Le grotesque réinventé

Louis Danvers
Louis Danvers Journaliste cinéma

Entre le mort et le vif, le plein et le creux, le drôle et le terrible, György Palfi signe avec Taxidermia un film aussi bizarre que visuellement brillant.

Si l’idée d’assister à un concours de gros mangeurs vomissant entre chaque manche de l’épreuve vous répugne, n’allez pas voir Taxidermia. Si la perspective de voir un empailleur se prendre lui-même pour sujet, à l’aide d’une machine, vous donne de désagréables frissons, évitez les salles qui programmeront le film de György Palfi. Mais si la séquence du restaurant du Sens de la vie des Monty Python (1) vous a plongé dans l’hilarité, si les délires organiques de Peter Greenaway dans Le Cuisinier, le voleur, sa femme, son amant vous ont captivé, risquez-vous donc au spectacle bizarre, provocateur et stylé du jeune réalisateur hongrois.

C’est l’histoire d’une famille, ou presque… Empruntant la structure de la saga familiale chère au romancier allemand Thomas Mann ( Les Buddenbrooks), Palfi évoque  » trois générations, trois époques, trois mondes différents « , prenant pour point de départ deux nouvelles de l’écrivain hongrois Lajos Parti Nagy. Un père officier dans l’armée, un fils champion sportif (d’un sport assez particulier), un petit-fils taxidermiste : chacun poursuit une obsession – dans l’ordre : le sexe, le succès, l’immortalité – et le fait de manière énorme, grotesque, haute en couleur.  » J’avais envie d’images fortes, dérangeantes, déformant la réalité, bousculant le specta-teur « , déclare un György Palfi qui sait à quel point choquer, même gratuitement, peut faire connaître et même reconnaître un artiste. Ce n’est pas pour rien qu’il cite Gunther von Hagens, le créateur allemand de la  » plastination  » ou recyclage de vrais cadavres en £uvres d’exposition, parmi ses plus grandes influences.  » J’ai foi dans un cinéma organique, où le corps est au centre des choses « , commente le cinéaste hongrois, auquel on pourra sans doute faire le reproche de se montrer plus malin (et opportuniste) que réellement habité par les images qu’il aligne entre comique et horreur, en visant l’effet maximal.
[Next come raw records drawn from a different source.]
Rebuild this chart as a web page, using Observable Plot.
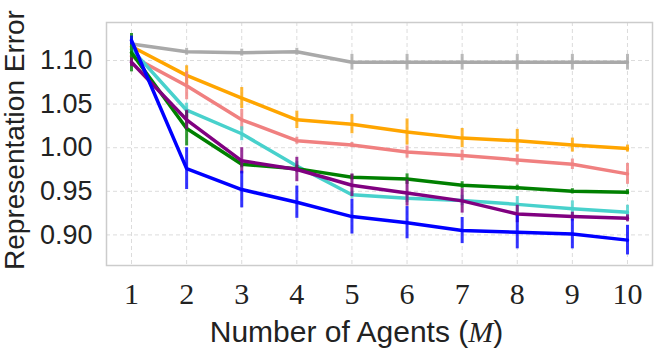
<!DOCTYPE html>
<html><head><meta charset="utf-8">
<script src="https://cdn.jsdelivr.net/npm/d3@7"></script>
<script src="https://cdn.jsdelivr.net/npm/@observablehq/plot@0.6"></script>
<style>body{margin:0;background:#fff}#chart svg{display:block}</style>
</head><body><div id="chart"></div>
<script>
// ---- data ----
const agents = [1, 2, 3, 4, 5, 6, 7, 8, 9, 10];
const xTicks = [1, 2, 3, 4, 5, 6, 7, 8, 9, 10];
const yTicks = [0.90, 0.95, 1.00, 1.05, 1.10];

const grayMean      = [1.119, 1.110, 1.109, 1.110, 1.098, 1.098, 1.098, 1.098, 1.098, 1.098];
const grayErr       = [0.003, 0.004, 0.004, 0.004, 0.009, 0.009, 0.009, 0.009, 0.009, 0.009];
const orangeMean    = [1.116, 1.083, 1.057, 1.032, 1.027, 1.018, 1.011, 1.008, 1.003, 0.999];
const orangeErr     = [0.005, 0.011, 0.012, 0.010, 0.011, 0.015, 0.011, 0.013, 0.008, 0.004];
const salmonMean    = [1.105, 1.071, 1.032, 1.008, 1.003, 0.995, 0.991, 0.986, 0.981, 0.970];
const salmonErr     = [0.005, 0.016, 0.012, 0.004, 0.003, 0.007, 0.006, 0.006, 0.006, 0.012];
const turquoiseMean = [1.113, 1.043, 1.016, 0.979, 0.946, 0.942, 0.9395, 0.935, 0.930, 0.926];
const turquoiseErr  = [0.005, 0.008, 0.008, 0.005, 0.004, 0.005, 0.006, 0.009, 0.009, 0.008];
const greenMean     = [1.109, 1.022, 0.981, 0.976, 0.966, 0.964, 0.957, 0.954, 0.950, 0.949];
const greenErr      = [0.022, 0.020, 0.004, 0.004, 0.003, 0.006, 0.004, 0.003, 0.003, 0.003];
const purpleMean    = [1.098, 1.032, 0.985, 0.975, 0.957, 0.948, 0.939, 0.924, 0.921, 0.919];
const purpleErr     = [0.005, 0.011, 0.015, 0.014, 0.013, 0.015, 0.014, 0.010, 0.005, 0.004];
const blueMean      = [1.123, 0.976, 0.952, 0.9375, 0.921, 0.914, 0.905, 0.903, 0.901, 0.894];
const blueErr       = [0.005, 0.024, 0.021, 0.0185, 0.020, 0.0185, 0.015, 0.019, 0.017, 0.017];

const seriesNames = ["gray", "orange", "salmon", "turquoise", "green", "purple", "blue"];
const seriesMeans = [grayMean, orangeMean, salmonMean, turquoiseMean, greenMean, purpleMean, blueMean];
const seriesErrs  = [grayErr, orangeErr, salmonErr, turquoiseErr, greenErr, purpleErr, blueErr];

// ---- styles ----
const seriesColors = ["#a9a9a9", "#ffa500", "#f08080", "#48d1cc", "#008000", "#800080", "#0000ff"];

const rows = seriesNames.flatMap((name, s) => agents.map((m, i) => ({
  series: name, m,
  mean: seriesMeans[s][i],
  lo: seriesMeans[s][i] - seriesErrs[s][i],
  hi: seriesMeans[s][i] + seriesErrs[s][i]
})));

const marks = [
  Plot.gridX(xTicks, {stroke: "#dcdcdc", strokeOpacity: 1, strokeDasharray: "4,3", strokeWidth: 1}),
  Plot.gridY(yTicks, {stroke: "#dcdcdc", strokeOpacity: 1, strokeDasharray: "4,3", strokeWidth: 1}),
  Plot.frame({stroke: "#cccccc", strokeWidth: 1.5})
];
seriesNames.forEach((name, s) => {
  const d = rows.filter(r => r.series === name);
  marks.push(Plot.ruleX(d, {x: "m", y1: "lo", y2: "hi", stroke: seriesColors[s], strokeWidth: 3, strokeOpacity: 0.8, strokeLinecap: "butt"}));
  marks.push(Plot.line(d, {x: "m", y: "mean", stroke: seriesColors[s], strokeWidth: 3.5}));
});
marks.push(Plot.axisX(xTicks, {tickSize: 0, tickPadding: 17, fontSize: 30, fontFamily: "Liberation Serif", fill: "#222", label: null}));
marks.push(Plot.axisY(yTicks, {tickSize: 0, tickPadding: 14, fontSize: 27, fontFamily: "Liberation Sans", fill: "#222", tickFormat: d3.format(".2f"), label: null}));

const chart = Plot.plot({
  width: 658, height: 363,
  marginLeft: 106, marginRight: 6, marginTop: 22, marginBottom: 98,
  x: {domain: [0.546, 10.454]},
  y: {domain: [0.8649, 1.1436]},
  style: {background: "#fff"},
  marks
});

const svg = d3.select(chart);
svg.append("text")
  .attr("transform", "translate(24,140) rotate(-90)")
  .attr("text-anchor", "middle")
  .attr("font-family", "Liberation Sans")
  .attr("font-size", 28)
  .attr("fill", "#222")
  .text("Representation Error");
const xl = svg.append("text")
  .attr("x", 356.5).attr("y", 342)
  .attr("text-anchor", "middle")
  .attr("font-family", "Liberation Sans")
  .attr("font-size", 30)
  .attr("fill", "#222");
xl.append("tspan").text("Number of Agents (");
xl.append("tspan").attr("font-family", "Liberation Serif").attr("font-style", "italic").text("M");
xl.append("tspan").text(")");

document.getElementById("chart").appendChild(chart);
</script>
</body></html>
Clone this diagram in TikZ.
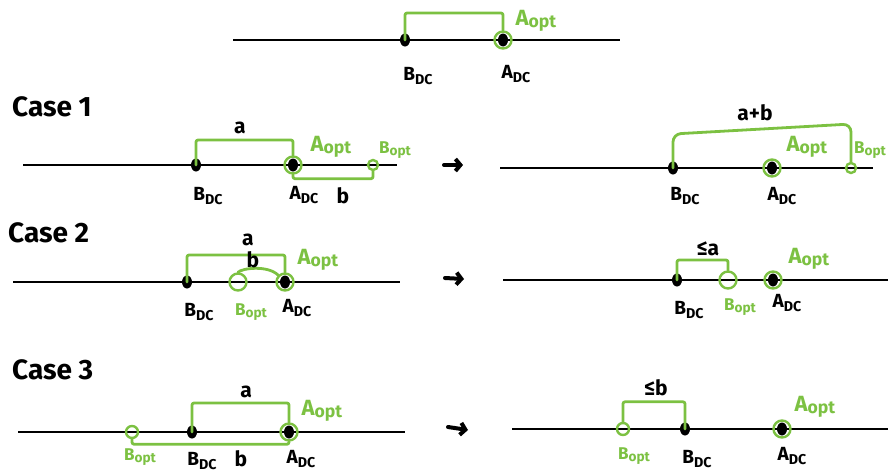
\documentclass[tikz,border=0pt]{standalone}
\usepackage{fontspec}
\setmainfont{Fira Sans}
\definecolor{optgreen}{HTML}{7CC142}
\usetikzlibrary{arrows.meta, positioning, shapes.geometric}
\newcommand{\lowsub}[1]{\raisebox{-0.45ex}{\scalebox{0.75}{#1}}}
\newcommand{\optsub}[1]{\raisebox{-0.2ex}{\scalebox{0.8}{#1}}}
\tikzset{
  axis/.style={line width=2pt},
  dcdot/.style={ellipse, fill=black, inner sep=0pt, minimum width=10pt, minimum height=13pt},
  optring/.style={circle, draw=optgreen, line width=2.4pt, inner sep=0pt, minimum size=#1},
  optring/.default=17pt,
  bracket/.style={draw=optgreen, line width=2.8pt, line join=round, line cap=round, rounded corners=2pt},
  dclabel/.style={font=\fontsize{19}{19}\selectfont\bfseries},
  optlabel/.style={text=optgreen, font=\fontsize{22}{22}\selectfont\bfseries},
  smallopt/.style={text=optgreen, font=\fontsize{17}{17}\selectfont\bfseries},
  distlabel/.style={font=\fontsize{21}{21}\selectfont\bfseries},
  caselabel/.style={anchor=west, inner sep=0pt, font=\fontsize{28}{28}\selectfont\bfseries},
  turn/.style={-{Straight Barb[length=5pt,width=12pt]}, line width=4pt, line cap=round}
}
\begin{document}
\begin{tikzpicture}[x=1pt, y=-1pt]
  \useasboundingbox (0,0) rectangle (888,474);

  \draw[axis] (233,40) -- (620,40);
  \node[dcdot] (tb) at (405,40) {};
  \node[dcdot] (ta) at (503,40) {};
  \node[optring] (tao) at (503,40) {};
  \draw[bracket] (tb.center) -- ++(0,-27) -| (tao.north);
  \node[optlabel] (taol) at (536,21) {A\optsub{opt}};
  \node[dclabel] (tbl) at (418,76) {B\lowsub{DC}};
  \node[dclabel] (tal) at (516,74) {A\lowsub{DC}};

  \node[caselabel] (c1) at (12,107) {Case 1};
  \draw[axis] (23,165) -- (397,165);
  \node[dcdot] (c1b) at (196,165) {};
  \node[dcdot] (c1a) at (293,165) {};
  \node[optring] (c1ao) at (293,165) {};
  \node[optring=10pt] (c1bo) at (373,165) {};
  \draw[bracket] (c1b.center) -- ++(0,-25) -| (c1ao.north);
  \draw[bracket] (c1ao.south) -- ++(0,4) -| (c1bo.south);
  \node[distlabel] (c1al) at (240,128) {a};
  \node[distlabel] (c1bl) at (343,196) {b};
  \node[optlabel] (c1aol) at (331,147) {A\optsub{opt}};
  \node[smallopt] (c1bol) at (395,150) {B\optsub{opt}};
  \node[dclabel] (c1bdl) at (208,196) {B\lowsub{DC}};
  \node[dclabel] (c1adl) at (304,195) {A\lowsub{DC}};

  \draw[turn] (444,165) -- (463,165);
  \draw[axis] (500,168) -- (873,168);
  \node[dcdot] (r1b) at (673,168) {};
  \node[dcdot] (r1a) at (772,168) {};
  \node[optring] (r1ao) at (772,168) {};
  \node[optring=10pt] (r1bo) at (851,168) {};
  \coordinate (r1ab) at (851,124);
  \draw[bracket, rounded corners=8pt] (r1b.center) -- ++(0,-34) -- (r1ab) -- (r1bo.north);
  \node[distlabel] (r1abl) at (755,113) {a+b};
  \node[optlabel] (r1aol) at (807,147) {A\optsub{opt}};
  \node[smallopt] (r1bol) at (870,150) {B\optsub{opt}};
  \node[dclabel] (r1bdl) at (685,196) {B\lowsub{DC}};
  \node[dclabel] (r1adl) at (782,196) {A\lowsub{DC}};

  \node[caselabel] (c2) at (8,233) {Case 2};
  \draw[axis] (13,282) -- (400,282);
  \node[dcdot] (c2b) at (187,282) {};
  \node[optring] (c2bo) at (238,282) {};
  \node[dcdot] (c2a) at (285,282) {};
  \node[optring] (c2ao) at (285,282) {};
  \draw[bracket] (c2b.center) -- ++(0,-27) -| (c2ao.north);
  \draw[bracket] (c2bo.north) .. controls (242,268) and (268,265) .. (c2ao.north west);
  \node[distlabel] (c2al) at (248,240) {a};
  \node[distlabel] (c2bl) at (253,260) {b};
  \node[optlabel] (c2aol) at (318,260) {A\optsub{opt}};
  \node[smallopt] (c2bol) at (251,312) {B\optsub{opt}};
  \node[dclabel] (c2bdl) at (199,312) {B\lowsub{DC}};
  \node[dclabel] (c2adl) at (297,308) {A\lowsub{DC}};

  \draw[turn] (445,278) -- (464,279);
  \draw[axis] (503,280) -- (888,280);
  \node[dcdot] (r2b) at (677,280) {};
  \node[optring] (r2bo) at (728,280) {};
  \node[dcdot] (r2a) at (773,280) {};
  \node[optring] (r2ao) at (773,280) {};
  \draw[bracket] (r2b.center) -- ++(0,-20) -| (r2bo.north);
  \node[distlabel] (r2al) at (708,249) {≤a};
  \node[optlabel] (r2aol) at (809,259) {A\optsub{opt}};
  \node[smallopt] (r2bol) at (740,307) {B\optsub{opt}};
  \node[dclabel] (r2bdl) at (689,310) {B\lowsub{DC}};
  \node[dclabel] (r2adl) at (787,303) {A\lowsub{DC}};

  \node[caselabel] (c3) at (12,370) {Case 3};
  \draw[axis] (18,432) -- (405,432);
  \node[optring=12pt] (c3bo) at (132,432) {};
  \node[dcdot] (c3b) at (192,432) {};
  \node[dcdot] (c3a) at (289,432) {};
  \node[optring] (c3ao) at (289,432) {};
  \draw[bracket] (c3b.center) -- ++(0,-29) -| (c3ao.north);
  \draw[bracket] (c3bo.south) -- ++(0,5) -| (c3ao.south);
  \node[distlabel] (c3al) at (246,392) {a};
  \node[distlabel] (c3bl) at (241,459) {b};
  \node[optlabel] (c3aol) at (322,411) {A\optsub{opt}};
  \node[smallopt] (c3bol) at (140,457) {B\optsub{opt}};
  \node[dclabel] (c3bdl) at (202,461) {B\lowsub{DC}};
  \node[dclabel] (c3adl) at (301,459) {A\lowsub{DC}};

  \draw[turn] (448,427) -- (468,430);
  \draw[axis] (512,429) -- (888,429);
  \node[optring=12pt] (r3bo) at (623,429) {};
  \node[dcdot] (r3b) at (685,429) {};
  \node[dcdot] (r3a) at (782,429) {};
  \node[optring] (r3ao) at (782,429) {};
  \draw[bracket] (r3bo.north) -- ++(0,-20) -| (r3b.center);
  \node[distlabel] (r3bl) at (656,388) {≤b};
  \node[optlabel] (r3aol) at (815,407) {A\optsub{opt}};
  \node[smallopt] (r3bol) at (634,456) {B\optsub{opt}};
  \node[dclabel] (r3bdl) at (697,459) {B\lowsub{DC}};
  \node[dclabel] (r3adl) at (792,456) {A\lowsub{DC}};
\end{tikzpicture}
\end{document}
Mais les qualités formelles indéniables de sa mise en scène et la fulgurance de certaines scènes dignes des grands surréalistes font de Taxidermia une expérience cinématographique mémorable, où s’exprime une dialectique du plein et du creux (l’homme se remplit puis se vide) du mort et du vif, non dénuée parfois d’une certaine pertinence.

(1) Pour rappel, un client obèse ayant fait bombance dans un restaurant huppé y vomit sur le personnel avant d’exploser littéralement, offrant une image halluci-nante, ciblant de saisissante manière la société de (sur)consommation.